Wed Feb 12 14:58:02 CET 2003

On Wed, 12 Feb 2003, Radek Czyz wrote:
> What I discovered: when we do that PSNR drops. This is because when
> we're minimizing MV bits, we move away from 'best match' in the
> understanding of SAD. We can save some bits, but SAD of the match - 
> which means SAD of the MB in new picture [no dct to correct] - will
> get worse. 
> 
> This is not big deal for quantizer 2, and this doesn't happen often at
> quantizer 2 anyway. But for q6 that makes a _big_ difference.

You mean that even between all possible positions with cbp==0 there can be 
big differences in how "good" the positions actually are? For quant==2
there aren't many positions with cbp==0 (because that's a statement about
quantized DCTed differences), but for quant==6 there are many positions,
and simply optimizing vector bits within those (which means going closer
towards the prediction vector) is bad, because cbp==0 just means the
residue is below some level, but not "how much". 

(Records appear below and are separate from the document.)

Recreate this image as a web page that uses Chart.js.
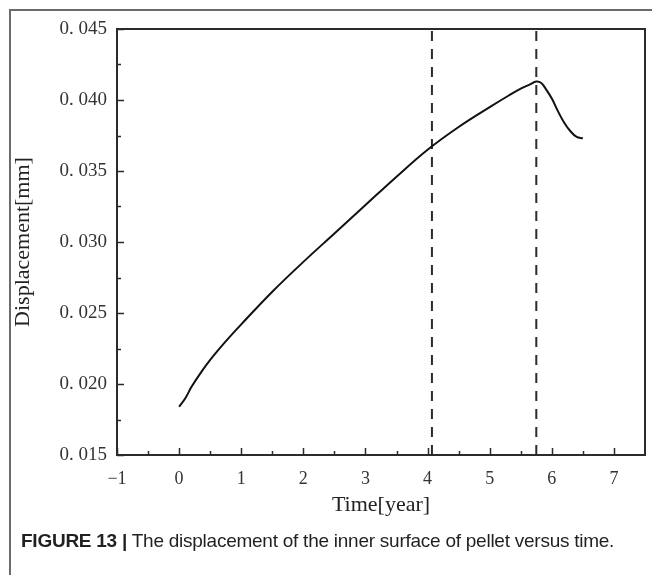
<!DOCTYPE html>
<html>
<head>
<meta charset="utf-8">
<script src="https://cdn.jsdelivr.net/npm/chart.js@4/dist/chart.umd.min.js"></script>
<style>
  html, body { margin: 0; padding: 0; background: #fff; }
  #wrap { position: relative; width: 652px; height: 575px; overflow: hidden; }
  #frame { position: absolute; left: 9px; top: 9px; width: 660px; height: 600px;
           border-top: 2px solid #6b6b6b; border-left: 2px solid #6b6b6b; }
  #chart { position: absolute; left: 0; top: 0; }
  #caption { position: absolute; left: 21px; top: 530px; font-family: "Liberation Sans", Arial, sans-serif;
             font-size: 19px; line-height: 22px; color: #231f20; white-space: nowrap; letter-spacing: -0.25px; }
  #caption b { font-weight: bold; }
</style>
</head>
<body>
<div id="wrap">
  <div id="frame"></div>
  <canvas id="chart" width="652" height="575"></canvas>
  <div id="caption"><b>FIGURE 13 |</b> The displacement of the inner surface of pellet versus time.</div>
</div>
<script>
// time in years, displacement in mm
const years = [0, 0.1, 0.2, 0.35, 0.5, 0.75, 1.0, 1.5, 2.0, 2.5, 3.0, 3.5, 4.0, 4.5, 5.0, 5.3, 5.5, 5.65, 5.75, 5.83, 5.9, 6.0, 6.1, 6.2, 6.3, 6.4, 6.5];
const displacement = [0.0184, 0.0190, 0.0198, 0.0208, 0.0217, 0.0230, 0.0242, 0.0265, 0.0286, 0.0306, 0.0326, 0.0346, 0.0365, 0.0381, 0.0395, 0.0403, 0.0408, 0.0411, 0.0413, 0.0412, 0.0408, 0.0401, 0.0392, 0.0384, 0.0378, 0.0374, 0.0373];

// vertical dashed markers
const markerYears = [4.07, 5.75];

const xTicks = [-1, 0, 1, 2, 3, 4, 5, 6, 7];
const xMinor = [-0.5, 0.5, 1.5, 2.5, 3.5, 4.5, 5.5, 6.5];
const yTicks = [0.015, 0.020, 0.025, 0.030, 0.035, 0.040, 0.045];
const yMinor = [0.0175, 0.0225, 0.0275, 0.0325, 0.0375, 0.0425];

const ink = '#2b2b2b';
const serif = '"Liberation Serif", "DejaVu Serif", serif';

const curve = years.map((t, i) => ({ x: t, y: displacement[i] }));
const markerSets = markerYears.map(t => ({
    data: [{ x: t, y: 0.015 }, { x: t, y: 0.045 }],
    borderColor: ink,
    borderWidth: 2,
    borderDash: [10, 8],
    pointRadius: 0,
    tension: 0
}));

// frame round the plot and inward tick marks
const boxTicks = {
    id: 'boxTicks',
    afterDatasetsDraw(chart) {
        const { ctx, chartArea: a, scales: { x, y } } = chart;
        ctx.save();
        ctx.strokeStyle = ink;
        ctx.lineWidth = 2;
        ctx.strokeRect(a.left, a.top, a.right - a.left, a.bottom - a.top);
        ctx.beginPath();
        xTicks.forEach(v => { const p = Math.round(x.getPixelForValue(v)) + 0.5; ctx.moveTo(p, a.bottom); ctx.lineTo(p, a.bottom - 7); });
        xMinor.forEach(v => { const p = Math.round(x.getPixelForValue(v)) + 0.5; ctx.moveTo(p, a.bottom); ctx.lineTo(p, a.bottom - 4); });
        yTicks.forEach(v => { const p = Math.round(y.getPixelForValue(v)) + 0.5; ctx.moveTo(a.left, p); ctx.lineTo(a.left + 7, p); });
        yMinor.forEach(v => { const p = Math.round(y.getPixelForValue(v)) + 0.5; ctx.moveTo(a.left, p); ctx.lineTo(a.left + 4, p); });
        ctx.lineWidth = 1.5;
        ctx.stroke();
        ctx.restore();
    }
};

new Chart(document.getElementById('chart'), {
    type: 'line',
    data: {
        datasets: [{
            data: curve,
            borderColor: '#111',
            borderWidth: 2,
            pointRadius: 0,
            tension: 0.4
        }, ...markerSets]
    },
    options: {
        responsive: false,
        animation: false,
        events: [],
        layout: { padding: { left: 0, top: 29, right: 7, bottom: 57 } },
        plugins: { legend: { display: false }, tooltip: { enabled: false } },
        scales: {
            x: {
                type: 'linear',
                min: -1,
                max: 7.5,
                afterBuildTicks: s => { s.ticks = xTicks.map(v => ({ value: v })); },
                afterFit: s => { s.height = 63; },
                grid: { display: false, drawTicks: false },
                border: { display: false },
                ticks: {
                    padding: 13,
                    color: '#333',
                    font: { family: serif, size: 18 },
                    maxRotation: 0,
                    callback: v => (v < 0 ? '\u2212' + Math.abs(v) : String(v))
                },
                title: {
                    display: true,
                    text: 'Time[year]',
                    color: '#222',
                    font: { family: serif, size: 22 },
                    padding: { top: 4, bottom: 0 }
                }
            },
            y: {
                min: 0.015,
                max: 0.045,
                afterBuildTicks: s => { s.ticks = yTicks.map(v => ({ value: v })); },
                afterFit: s => { s.width = 117; },
                grid: { display: false, drawTicks: false },
                border: { display: false },
                ticks: {
                    padding: 10,
                    color: '#333',
                    font: { family: serif, size: 19 },
                    callback: v => v.toFixed(3).replace('.', '. ')
                },
                title: {
                    display: true,
                    text: 'Displacement[mm]',
                    color: '#222',
                    font: { family: serif, size: 22 },
                    padding: { top: 10, bottom: 0 }
                }
            }
        }
    },
    plugins: [boxTicks]
});
</script>
</body>
</html>
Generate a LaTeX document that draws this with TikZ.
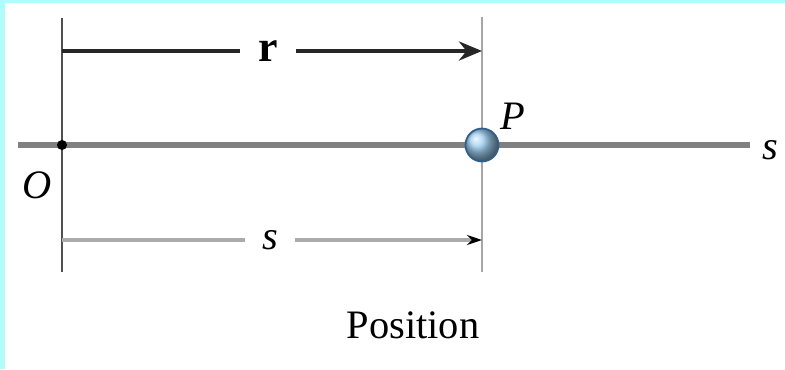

I guess it would be logical then not to use "bits", but differences 
between _unquantized_ DCT data, and since DCT in theory is an orthogonal
operation, that should be equal to SSE with SAD acting as an approximation
of this. 

So what we would need is a criterion _when_ the bits saved actually
outweight the residual error, and it seems "needed bits" alone is not 
enough for this :-(  Current implementation of search uses some kind of
langrangian with fixed lambda-value (depending on quantizer), but this
doesn't seem to be perfect, either, of course. 

Now what? 
Maybe we can use a method not to optmize total number of bits, but bits
needed for residue coding? So we start from the best position after ME. 
If possible, position with best SSE, not with best SAD, but whatever... 

Then, we ignore vector bits and use gradient decent of needed bits for
texture. That way, if we started with cbp==0 (so bits==0) we wouldn't move
at all, but if we started with bits==N, we would at least lower this
number by 1 in every succesful step of refinement. At the same time, the
vector can get longer at most by 1 per step (if we use a small diamond
pattern), so it shouldn't need more than 1 extra bit per step to encode. 
When we end up in a local minimum of residue-bits, we would at least not 
have _raised_ the total number of bits. 
But maybe this leads to no effect at all, or the motion field gets 
garbled, I have no idea, just thinking aloud...

gruel